To calculate summary statistics in Python you need to use the .describe() method under Pandas. The .describe() method works on both numeric data as well as object data such as strings or timestamps.
The output for the two will contain different fields. For numeric data the result will include:
- count
- mean
- standard deviation
- minimum
- maximum
- 25 percentile
- 50 percentile
- 75 percentiles
For object data the result will include :
- count
- unique
- top
- freq
Calculate Summary Statistics in Python Using the describe() method
In this tutorial, we will see how to use .describe() method with numeric and object data.
We will also see how to analyze a large dataset and timestamp series using .describe method.
Let’s get started.
1. Summary Statistics for Numeric data
Let’s define a list with numbers from 1 to 6 and try getting summary statistics for the list.
We will start by importing pandas.
import pandas as pd
Now we can define a series as :
s = pd.Series([1, 2, 3, 4, 5, 6])
To display summary statistics use:
s.describe()
The complete code and output are as follows :
import pandas as pd
s = pd.Series([1, 2, 3, 4, 5, 6])
s.describe()
Output :
count 6.000000
mean 3.500000
std 1.870829
min 1.000000
25% 2.250000
50% 3.500000
75% 4.750000
max 6.000000
dtype: float64
Let’s understand what each of the value means.

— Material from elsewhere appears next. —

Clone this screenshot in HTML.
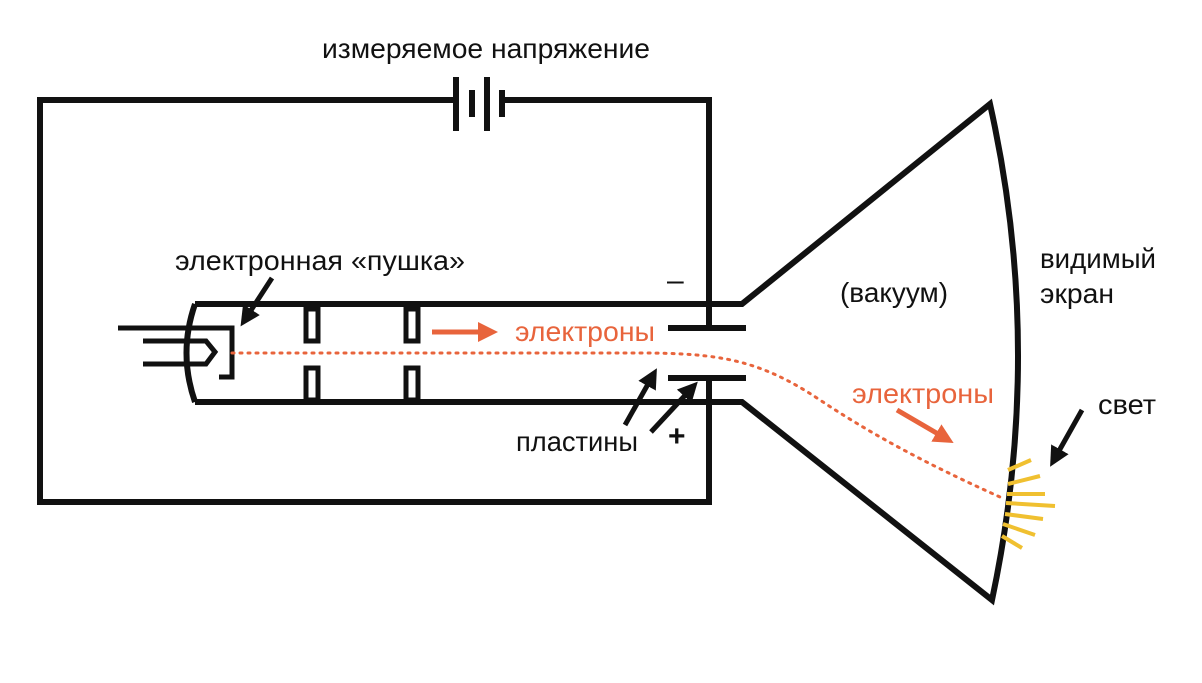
<!DOCTYPE html>
<html><head><meta charset="utf-8"><style>
html,body{margin:0;padding:0;background:#fff}
svg{display:block}
text{font-family:"Liberation Sans",sans-serif;font-size:28px;fill:#111}
</style></head><body>
<svg width="1202" height="683" viewBox="0 0 1202 683">
<defs>
<marker id="ab" markerWidth="4" markerHeight="4" refX="2" refY="2" orient="auto" markerUnits="strokeWidth"><path d="M0,0 L4,2 L0,4z" fill="#111"/></marker>
<marker id="ao" markerWidth="4" markerHeight="4" refX="2" refY="2" orient="auto" markerUnits="strokeWidth"><path d="M0,0 L4,2 L0,4z" fill="#e8643c"/></marker>
</defs>
<g stroke="#111" stroke-width="6" fill="none">
<path d="M456,100 H40 V502 H709 V378"/>
<path d="M502,100 H709 V328"/>
<line x1="456" y1="77" x2="456" y2="131"/>
<line x1="472" y1="90" x2="472" y2="117"/>
<line x1="487" y1="77" x2="487" y2="131"/>
<line x1="502" y1="90" x2="502" y2="117"/>
<path d="M195,304 H742 L990,104 Q1045,350 992,600 L742,402 H195"/>
<path d="M195,304 Q178,353 195,402"/>
<line x1="668" y1="328" x2="746" y2="328"/>
<line x1="668" y1="378" x2="746" y2="378"/>
<rect x="306" y="309" width="12" height="32" stroke-width="5"/>
<rect x="306" y="368" width="12" height="32" stroke-width="5"/>
<rect x="406" y="309" width="12" height="32" stroke-width="5"/>
<rect x="406" y="368" width="12" height="32" stroke-width="5"/>
<path d="M118,328 H232 V377 H219" stroke-width="5"/>
<path d="M143,341 H206 L215,352 L206,364 H143" stroke-width="5"/>
</g>
<path d="M232,353 H640 C720,353 760,360 820,400 C880,440 940,470 1000,497" stroke="#e8643c" stroke-width="3" stroke-dasharray="2,6" stroke-linecap="round" fill="none"/>
<g stroke="#f0c030" stroke-width="4">
<line x1="1008" y1="470" x2="1031" y2="460"/>
<line x1="1008" y1="484" x2="1040" y2="476"/>
<line x1="1007" y1="494" x2="1045" y2="494"/>
<line x1="1006" y1="503" x2="1055" y2="506"/>
<line x1="1005" y1="514" x2="1043" y2="519"/>
<line x1="1003" y1="524" x2="1035" y2="535"/>
<line x1="1002" y1="536" x2="1022" y2="548"/>
</g>
<g stroke="#e8643c" stroke-width="5">
<line x1="432" y1="332" x2="488" y2="332" marker-end="url(#ao)"/>
<line x1="897" y1="410" x2="945" y2="438" marker-end="url(#ao)"/>
</g>
<g stroke="#111" stroke-width="5">
<line x1="272" y1="278" x2="246" y2="318" marker-end="url(#ab)"/>
<line x1="625" y1="425" x2="652" y2="377" marker-end="url(#ab)"/>
<line x1="651" y1="432" x2="691" y2="389" marker-end="url(#ab)"/>
<line x1="1082" y1="410" x2="1055" y2="458" marker-end="url(#ab)"/>
</g>
<g lengthAdjust="spacingAndGlyphs">
<text x="322" y="58" textLength="328" lengthAdjust="spacingAndGlyphs">измеряемое напряжение</text>
<text x="175" y="270" textLength="290" lengthAdjust="spacingAndGlyphs">электронная «пушка»</text>
<text x="515" y="341" textLength="140" lengthAdjust="spacingAndGlyphs" style="fill:#e8643c">электроны</text>
<text x="852" y="403" textLength="142" lengthAdjust="spacingAndGlyphs" style="fill:#e8643c">электроны</text>
<text x="516" y="451" textLength="122" lengthAdjust="spacingAndGlyphs">пластины</text>
<text x="668" y="446" style="font-size:30px;font-weight:bold">+</text>
<text x="667" y="290" style="font-size:30px">–</text>
<text x="840" y="302" textLength="108" lengthAdjust="spacingAndGlyphs">(вакуум)</text>
<text x="1040" y="268" textLength="116" lengthAdjust="spacingAndGlyphs">видимый</text>
<text x="1040" y="303" textLength="74" lengthAdjust="spacingAndGlyphs">экран</text>
<text x="1098" y="414" textLength="58" lengthAdjust="spacingAndGlyphs">свет</text>
</g>
</svg>
</body></html>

count | Total number of entries |
mean | Average of all the entries |
std | standard deviation |
min | minimum value |
25% | 25 percentile mark |
50% | 50 percentile mark (median) |
75% | 75 percentile mark |
max | maximum value |
2. Summary Statistics for Python Object data
Let’s define a series as a set of characters and use the .describe method on it to calculate summary statistics.
We can define the series as:
s = pd.Series(['a', 'a', 'b', 'c'])
To get the summary statistics use :
s.describe()
The complete code and output is as follows:
import pandas
s = pd.Series(['a', 'a', 'b', 'c'])
s.describe()
Output:
count 4
unique 3
top a
freq 2
dtype: object
Let’s understand what each of the following means:
count | Total number of entries |
unique | Total number of unique entries |
top | Most frequent entry |
freq | Frequency of the most frequent entry |
3. Summary statistics of a large data set
You can use pandas to get the summary statistics from a large dataset as well. You just need to import the dataset into a pandas data frame and then use the .describe method.
In this tutorial, we will be using the California Housing dataset as the sample dataset.
Let’s start by importing the CSV dataset and then call the .describe method on it.
import pandas as pd
housing = pd.read_csv("/content/sample_data/california_housing.csv")
housing.describe()
Output :

We can see that the result contains the summary statistics for all the columns in our dataset.
4. Summary Statistics for timestamp series
You can use .describe to get summary statistics for a timestamp series as well. Let’s start by defining a timestamp series.
import datetime
import numpy as np
s = pd.Series([np.datetime64("2000-01-01"),np.datetime64("2010-01-01"),np.datetime64("2010-01-01"),np.datetime64("2002-05-08")])
Now you can call .describe on this timestamp series.
s.describe()
The complete code and output are as follows :
import datetime
import numpy as np
s = pd.Series([np.datetime64("2000-01-01"),np.datetime64("2010-01-01"),np.datetime64("2010-01-01"),np.datetime64("2002-05-08")])
s.describe()
Output:
count 4
unique 3
top 2010-01-01 00:00:00
freq 2
first 2000-01-01 00:00:00
last 2010-01-01 00:00:00
dtype: object
You can also instruct .describe to treat dateTime as a numeric. This will display the result in a manner similar to that of numeric data. You can get mean, median, 25 percentile and 75 percentile in DateTime format.
This can be done using :
s.describe(datetime_is_numeric=True)
The output is as follows:
count 4
mean 2005-08-03 00:00:00
min 2000-01-01 00:00:00
25% 2001-10-05 12:00:00
50% 2006-03-05 12:00:00
75% 2010-01-01 00:00:00
max 2010-01-01 00:00:00
You can see that the result contains mean, median, 25 percentile and 75 percentile in DateTime format.
Conclusion
This tutorial was about computing summary statistics in Python. We looked at numeric data, object data, large datasets and timestamp series to calculate summary statistics.